- [INFORMATION SHOWN]:
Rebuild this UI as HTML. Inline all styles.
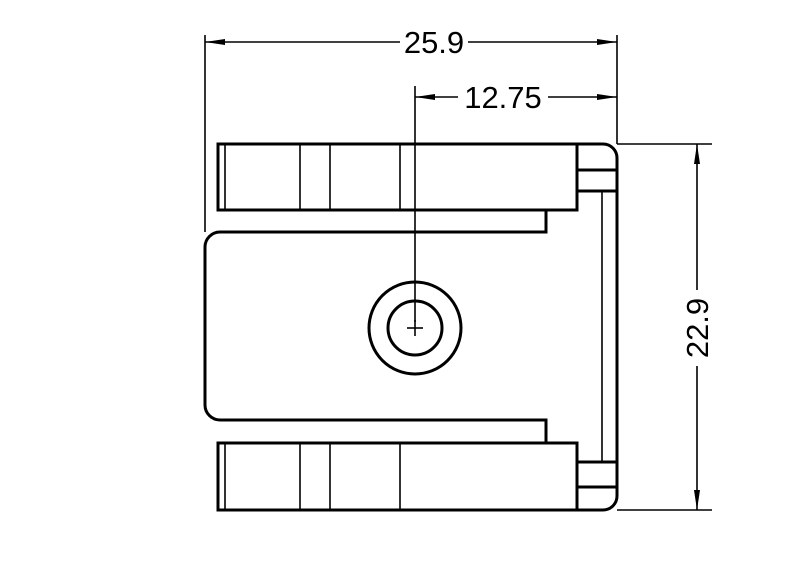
<!DOCTYPE html>
<html><head><style>html,body{margin:0;padding:0;background:#fff}</style></head><body>
<svg width="800" height="576" viewBox="0 0 800 576" xmlns="http://www.w3.org/2000/svg">
<defs><marker id="a" viewBox="0 0 20 6" refX="20" refY="3" markerWidth="20" markerHeight="6" orient="auto-start-reverse" markerUnits="userSpaceOnUse"><path d="M0,0 L20,3 L0,6 Z" fill="#000"/></marker></defs>
<g stroke="#000" fill="none">
<g stroke-width="1.6">
<line x1="205" y1="35" x2="205" y2="232"/>
<line x1="617" y1="35" x2="617" y2="144"/>
<line x1="415" y1="86" x2="415" y2="322"/>
<line x1="617" y1="144" x2="712" y2="144"/>
<line x1="617" y1="510" x2="712" y2="510"/>
<line x1="205" y1="42" x2="400" y2="42" marker-start="url(#a)"/>
<line x1="468" y1="42" x2="617" y2="42" marker-end="url(#a)"/>
<line x1="415" y1="97" x2="458" y2="97" marker-start="url(#a)"/>
<line x1="548" y1="97" x2="617" y2="97" marker-end="url(#a)"/>
<line x1="697" y1="144" x2="697" y2="290" marker-start="url(#a)"/>
<line x1="697" y1="366" x2="697" y2="510" marker-end="url(#a)"/>
<line x1="225" y1="144" x2="225" y2="210"/><line x1="300" y1="144" x2="300" y2="210"/><line x1="330" y1="144" x2="330" y2="210"/><line x1="400" y1="144" x2="400" y2="210"/>
<line x1="225" y1="443" x2="225" y2="510"/><line x1="300" y1="443" x2="300" y2="510"/><line x1="330" y1="443" x2="330" y2="510"/><line x1="400" y1="443" x2="400" y2="510"/>
<line x1="602" y1="191" x2="602" y2="462"/>
<line x1="407" y1="328" x2="423" y2="328"/><line x1="415" y1="320" x2="415" y2="336"/>
</g>
<g stroke-width="3">
<rect x="218" y="144" width="359" height="66"/>
<rect x="218" y="443" width="359" height="67"/>
<path d="M577,144 H603 A14,14 0 0 1 617,158 V496 A14,14 0 0 1 603,510 H577"/>
<line x1="577" y1="170" x2="617" y2="170"/><line x1="577" y1="191" x2="617" y2="191"/>
<line x1="577" y1="462" x2="617" y2="462"/><line x1="577" y1="487" x2="617" y2="487"/>
<path d="M546,210 V232 H220 A15,15 0 0 0 205,247 V405 A15,15 0 0 0 220,420 H546 V443"/>
<circle cx="415" cy="328" r="46"/>
<circle cx="415" cy="328" r="27"/>
</g>
</g>
<g font-family="Liberation Sans, sans-serif" font-size="31" fill="#000" text-anchor="middle">
<text x="434" y="53">25.9</text>
<text x="503" y="108">12.75</text>
<text transform="translate(708,328) rotate(-90)">22.9</text>
</g>
</svg>
</body></html>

- [BRIEF]: Write out the data precisely as given, excluding the pictures.

- [RESPONSE]:
Rebuild this UI as HTML. Inline all styles.
<!DOCTYPE html>
<html><head><style>html,body{margin:0;padding:0;background:#fff}</style></head><body>
<svg width="800" height="576" viewBox="0 0 800 576" xmlns="http://www.w3.org/2000/svg">
<defs><marker id="a" viewBox="0 0 20 6" refX="20" refY="3" markerWidth="20" markerHeight="6" orient="auto-start-reverse" markerUnits="userSpaceOnUse"><path d="M0,0 L20,3 L0,6 Z" fill="#000"/></marker></defs>
<g stroke="#000" fill="none">
<g stroke-width="1.6">
<line x1="205" y1="35" x2="205" y2="232"/>
<line x1="617" y1="35" x2="617" y2="144"/>
<line x1="415" y1="86" x2="415" y2="322"/>
<line x1="617" y1="144" x2="712" y2="144"/>
<line x1="617" y1="510" x2="712" y2="510"/>
<line x1="205" y1="42" x2="400" y2="42" marker-start="url(#a)"/>
<line x1="468" y1="42" x2="617" y2="42" marker-end="url(#a)"/>
<line x1="415" y1="97" x2="458" y2="97" marker-start="url(#a)"/>
<line x1="548" y1="97" x2="617" y2="97" marker-end="url(#a)"/>
<line x1="697" y1="144" x2="697" y2="290" marker-start="url(#a)"/>
<line x1="697" y1="366" x2="697" y2="510" marker-end="url(#a)"/>
<line x1="225" y1="144" x2="225" y2="210"/><line x1="300" y1="144" x2="300" y2="210"/><line x1="330" y1="144" x2="330" y2="210"/><line x1="400" y1="144" x2="400" y2="210"/>
<line x1="225" y1="443" x2="225" y2="510"/><line x1="300" y1="443" x2="300" y2="510"/><line x1="330" y1="443" x2="330" y2="510"/><line x1="400" y1="443" x2="400" y2="510"/>
<line x1="602" y1="191" x2="602" y2="462"/>
<line x1="407" y1="328" x2="423" y2="328"/><line x1="415" y1="320" x2="415" y2="336"/>
</g>
<g stroke-width="3">
<rect x="218" y="144" width="359" height="66"/>
<rect x="218" y="443" width="359" height="67"/>
<path d="M577,144 H603 A14,14 0 0 1 617,158 V496 A14,14 0 0 1 603,510 H577"/>
<line x1="577" y1="170" x2="617" y2="170"/><line x1="577" y1="191" x2="617" y2="191"/>
<line x1="577" y1="462" x2="617" y2="462"/><line x1="577" y1="487" x2="617" y2="487"/>
<path d="M546,210 V232 H220 A15,15 0 0 0 205,247 V405 A15,15 0 0 0 220,420 H546 V443"/>
<circle cx="415" cy="328" r="46"/>
<circle cx="415" cy="328" r="27"/>
</g>
</g>
<g font-family="Liberation Sans, sans-serif" font-size="31" fill="#000" text-anchor="middle">
<text x="434" y="53">25.9</text>
<text x="503" y="108">12.75</text>
<text transform="translate(708,328) rotate(-90)">22.9</text>
</g>
</svg>
</body></html>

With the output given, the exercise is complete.